In contrast, current engineered systems usually rely on a top-down fabrication approach, where systems and components are often designed before considering the fabrication techniques and materials properties. As a result, engineered LaMSA systems combine off-the-shelf and custom components fabricated using a broad range of techniques such as additive manufacturing (AM), microfabrication, and smart materials manufacturing techniques. Most LaMSA systems design is centered around four primary components: (1) the actuator/energy input, (2) the spring/energy-storage system, (3) the latch/energy triggering system, and (4) the body frame and linkage system that enables power transmission between the different components and energy dissipation through the structure and the system’s environment. Table I details the components used for a range of LaMSA robots and the associated manufacturing techniques.

Shape-memory alloys (SMAs) are broadly used to fabricate actuators and springs in LaMSA systems (Table I). SMA coils are commonly used as temperature-activated artificial muscles in References 53,54,55, and superelastic SMA wires have been used to prevent permanent deformation due to repeated use (e.g., legs of the water strider robot in Reference 54). SMA materials are typically purchased and subsequently manufactured to the desired shape to obtain specific force-displacement response profiles. When creating SMA coils, for example, the force-displacement characteristics can be tuned by changing the geometry of the spring: the wire diameter, coil diameter, and number of turns. The manufacturing process itself is a relatively simple, widely adopted SMA wire winding manufacturing method.56 A similar process is used to create polymer artificial muscles, as in Reference 47. Future LaMSA robots could use SMAs manufactured using AM techniques, thanks to the development of such technologies (4D printing).57,58 AM SMAs exhibit location-dependent shape-memory effects through precise control of the metal alloy composition and have the potential to enable the manufacturing of functionally graded actuators, springs, and other structural components (e.g., body frame) for LaMSA systems.

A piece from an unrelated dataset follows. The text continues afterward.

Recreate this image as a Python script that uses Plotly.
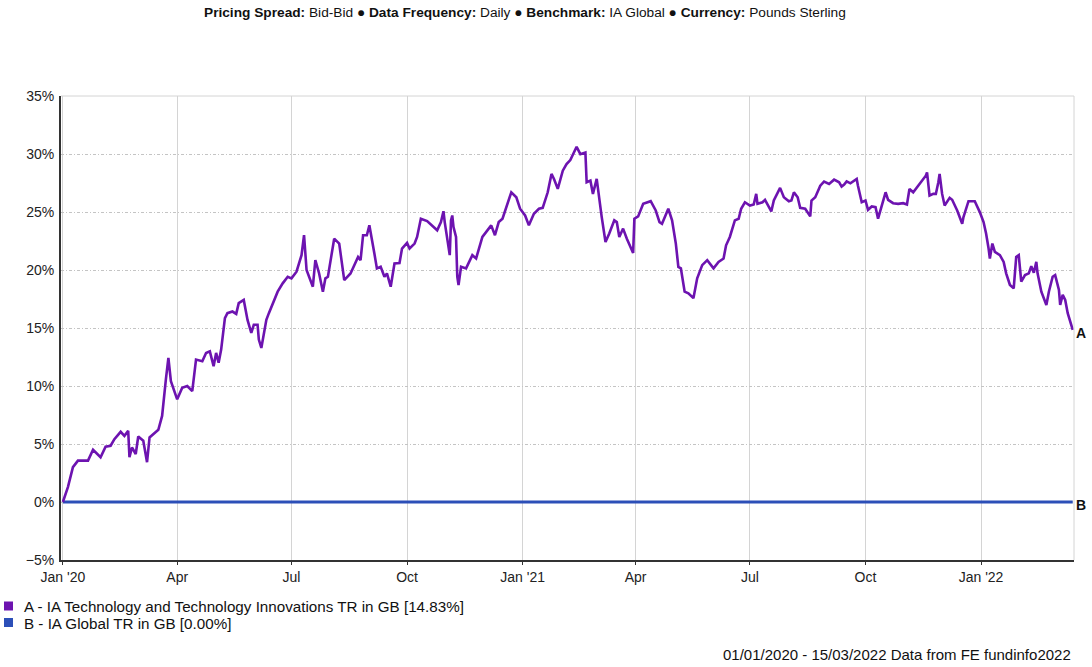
import pandas as pd
import plotly.graph_objects as go

START = pd.Timestamp("2020-01-01")
END = pd.Timestamp("2022-03-15")

# Day offsets from 01/01/2020 and cumulative % return
fund_days = [
    0, 4, 8, 12, 20, 24, 30, 34, 38, 41, 46, 49, 52, 53, 55, 58, 60, 64, 67, 69,
    76, 79, 82, 84, 86, 91, 95, 99, 103, 106, 111, 114, 117, 120, 122, 124, 126, 129, 131, 135,
    138, 140, 144, 147, 150, 152, 155, 156, 158, 162, 164, 171, 175, 179, 182, 186, 190, 192, 194, 199,
    201, 204, 207, 209, 211, 216, 220, 224, 229, 235, 237, 239, 242, 244, 248, 250, 253, 256, 258, 261,
    264, 268, 270, 274, 276, 280, 282, 285, 290, 294, 298, 301, 303, 304, 307, 308, 309, 310, 311, 313,
    314, 315, 317, 321, 326, 329, 334, 341, 344, 347, 350, 357, 361, 364, 368, 371, 375, 379, 382, 386,
    389, 391, 394, 398, 401, 404, 409, 412, 416, 417, 420, 422, 425, 427, 429, 432, 435, 439, 441, 443,
    446, 449, 454, 455, 458, 462, 468, 472, 475, 477, 482, 485, 488, 490, 492, 495, 498, 502, 505, 509,
    513, 518, 522, 526, 528, 531, 535, 538, 540, 543, 547, 550, 552, 553, 557, 559, 564, 566, 571, 574,
    578, 580, 582, 585, 587, 591, 595, 596, 599, 603, 606, 610, 614, 618, 620, 622, 624, 627, 632, 633,
    636, 639, 641, 644, 647, 649, 651, 653, 655, 657, 661, 665, 669, 672, 674, 677, 683, 687, 688, 690,
    693, 695, 697, 698, 700, 702, 706, 708, 712, 716, 717, 721, 726, 730, 733, 735, 737, 738, 740, 742,
    746, 749, 751, 754, 757, 759, 761, 763, 766, 769, 771, 773, 775, 776, 779, 783, 785, 788, 790, 793,
    794, 796, 798, 800, 804,
]
fund_values = [
    0.00, 1.29, 3.00, 3.57, 3.57, 4.50, 3.86, 4.77, 4.85, 5.42, 6.05, 5.70, 6.14, 3.86, 4.70, 4.14, 5.65, 5.28, 3.43, 5.57,
    6.22, 7.42, 10.57, 12.43, 10.42, 8.85, 9.85, 10.00, 9.56, 12.28, 12.13, 12.85, 12.99, 11.70, 12.85, 12.00, 13.14, 15.85, 16.28, 16.42,
    16.22, 17.14, 17.42, 15.70, 14.57, 15.28, 15.28, 14.00, 13.28, 15.70, 16.28, 18.13, 18.85, 19.42, 19.28, 19.85, 21.28, 23.00, 20.00, 18.56,
    20.85, 19.70, 18.13, 19.28, 19.42, 22.70, 22.28, 19.13, 19.70, 21.13, 20.85, 23.00, 23.00, 23.85, 21.42, 20.14, 20.28, 19.42, 19.70, 18.56,
    20.56, 20.60, 21.85, 22.33, 21.85, 22.28, 22.85, 24.42, 24.22, 23.85, 23.42, 24.13, 25.07, 24.13, 21.85, 21.28, 24.28, 24.70, 23.70, 22.85,
    19.42, 18.70, 20.28, 20.14, 21.28, 21.00, 22.85, 23.85, 23.00, 24.13, 24.42, 26.70, 26.27, 25.28, 24.70, 23.85, 24.85, 25.28, 25.36, 26.70,
    28.28, 27.85, 27.00, 28.56, 29.13, 29.48, 30.62, 29.99, 30.13, 27.56, 27.70, 26.56, 27.85, 25.99, 24.56, 22.42, 23.14, 24.28, 24.13, 22.85,
    23.57, 22.70, 21.47, 24.42, 24.62, 25.70, 25.93, 25.13, 24.13, 23.99, 25.28, 24.28, 22.28, 20.27, 20.14, 18.13, 17.99, 17.57, 19.28, 20.42,
    20.85, 20.14, 20.70, 20.99, 22.13, 22.85, 24.28, 24.42, 25.28, 25.84, 25.56, 25.65, 26.56, 25.71, 25.84, 26.05, 25.05, 25.99, 27.08, 26.27,
    25.93, 25.99, 26.70, 26.27, 25.36, 25.28, 24.62, 25.99, 26.27, 27.27, 27.62, 27.42, 27.79, 27.56, 27.19, 27.36, 27.64, 27.47, 27.85, 27.27,
    25.84, 25.99, 25.19, 25.48, 25.42, 24.42, 25.13, 25.84, 26.70, 26.05, 25.76, 25.70, 25.76, 25.65, 26.99, 26.70, 27.56, 28.13, 28.41, 26.42,
    26.56, 26.56, 27.56, 28.28, 26.56, 25.56, 26.22, 26.05, 25.13, 23.99, 24.56, 25.93, 25.93, 24.99, 24.13, 23.14, 21.85, 20.99, 22.28, 21.56,
    21.28, 20.70, 19.71, 18.71, 18.42, 21.13, 21.28, 18.99, 19.56, 19.71, 20.33, 19.76, 20.70, 19.71, 18.13, 16.99, 18.13, 19.42, 19.56, 18.28,
    16.99, 17.85, 17.42, 16.28, 14.83,
]
benchmark_dates = [START, END]
benchmark_values = [0.00, 0.00]

tick_dates = ["2020-01-01", "2020-04-01", "2020-07-01", "2020-10-01", "2021-01-01",
              "2021-04-01", "2021-07-01", "2021-10-01", "2022-01-01"]
tick_labels = ["Jan '20", "Apr", "Jul", "Oct", "Jan '21", "Apr", "Jul", "Oct", "Jan '22"]

fund_name = "A - IA Technology and Technology Innovations TR in GB [14.83%]"
bench_name = "B - IA Global TR in GB [0.00%]"
PURPLE = "#6d13b0"
BLUE = "#2c4fb8"
FONT = "Liberation Sans, Arial, sans-serif"

PAGE_W, PAGE_H = 1092, 667
# plot area in page pixels, used to place the header/legend/footer text
L, R, T, B = 61, 1074, 96, 560


def px(x):
    return (x - L) / (R - L)


def py(y):
    return (B - y) / (B - T)


fund_dates = START + pd.to_timedelta(fund_days, unit="D")

fig = go.Figure()
fig.add_trace(go.Scatter(x=benchmark_dates, y=benchmark_values, mode="lines",
                         line={"color": BLUE, "width": 3}, name=bench_name))
fig.add_trace(go.Scatter(x=fund_dates, y=fund_values, mode="lines",
                         line={"color": PURPLE, "width": 2.6}, name=fund_name))

fig.update_xaxes(
    range=[START - pd.Timedelta(hours=36), END + pd.Timedelta(hours=24)],
    tickvals=tick_dates, ticktext=tick_labels,
    showgrid=True, gridcolor="#d4d4d4", gridwidth=1,
    ticks="outside", ticklen=3, tickcolor="#333",
    showline=True, linecolor="#333", linewidth=2,
    tickfont={"family": FONT, "size": 14, "color": "#222"},
    zeroline=False,
)
fig.update_yaxes(
    range=[-5, 35], dtick=5, ticksuffix="%",
    showgrid=True, gridcolor="#c4c4c4", gridwidth=1, griddash="3px,2px,1px,2px",
    showline=True, linecolor="#333", linewidth=2,
    tickfont={"family": FONT, "size": 14, "color": "#222"},
    zeroline=False, ticklabelstandoff=2,
)

# light border on top and right of the plot area
fig.add_shape(type="line", xref="paper", yref="paper", x0=0, x1=1, y0=1, y1=1,
              line={"color": "#d4d4d4", "width": 1})
fig.add_shape(type="line", xref="paper", yref="paper", x0=1, x1=1, y0=0, y1=1,
              line={"color": "#d4d4d4", "width": 1})

# end labels
for label, yval in (("A", fund_values[-1]), ("B", benchmark_values[-1])):
    fig.add_annotation(text=f"<b>{label}</b>", x=1, y=yval, xref="paper", yref="y",
                       xanchor="left", yanchor="middle", xshift=0, yshift=-3, showarrow=False,
                       font={"family": FONT, "size": 14, "color": "#111"})

header = ("<b>Pricing Spread:</b> Bid-Bid ● <b>Data Frequency:</b> Daily ● "
          "<b>Benchmark:</b> IA Global ● <b>Currency:</b> Pounds Sterling")
fig.add_annotation(text=header, x=px(525), y=py(13), xref="paper", yref="paper",
                   xanchor="center", yanchor="middle", showarrow=False,
                   font={"family": FONT, "size": 13.7, "color": "#111"})

# legend drawn by hand: square + text
for color, name, ytop in ((PURPLE, fund_name, 601.5), (BLUE, bench_name, 618)):
    fig.add_shape(type="rect", xref="paper", yref="paper",
                  x0=px(4), x1=px(13), y0=py(ytop), y1=py(ytop + 9),
                  fillcolor=color, line={"width": 0})
    fig.add_annotation(text=name, x=px(22), y=py(ytop + 5), xref="paper", yref="paper",
                       xanchor="left", yanchor="middle", showarrow=False,
                       font={"family": FONT, "size": 15.2, "color": "#111"})

fig.add_annotation(text="01/01/2020 - 15/03/2022 Data from FE fundinfo2022",
                   x=px(1073), y=py(654), xref="paper", yref="paper",
                   xanchor="right", yanchor="middle", showarrow=False,
                   font={"family": FONT, "size": 15, "color": "#111"})

fig.update_layout(
    width=PAGE_W, height=PAGE_H,
    margin={"l": L, "r": PAGE_W - R, "t": T, "b": PAGE_H - B},
    paper_bgcolor="white", plot_bgcolor="white",
    showlegend=False,
    hovermode="x unified",
)

# drop the default 8px body margin so the figure fills the window exactly
fig.write_html("out.html", config={"displayModeBar": False},
               post_script="document.body.style.margin='0';")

Table I Summary of multiple LaMSA engineered systems, their characteristic lengths and total system mass, LaMSA components, and associated manufacturing techniques.

Pop-up microelectromechanical systems (MEMS) and composite fabrication processes are other popular manufacturing techniques to manufacture LaMSA systems’ frames at the micro- and macroscales. Both techniques involve laminating materials to manufacture relatively stiff structural components. Table I refers to a few traditional composite manufacturing techniques that were employed in LaMSA manufacturing. Pop-up MEMS are flexure hinge-based composites (i.e., three-dimensional [3D] MEMS structures that combine multilayer rigid and flexible laminates), folded into a 3D structure.66 Pop-up MEMS fabrication techniques avoid complex, time-consuming assembly steps usually required in traditional MEMS manufacturing. However, the design of each pop-up MEMS system involves a custom manufacturing process to achieve the required shapes and materials and structural properties.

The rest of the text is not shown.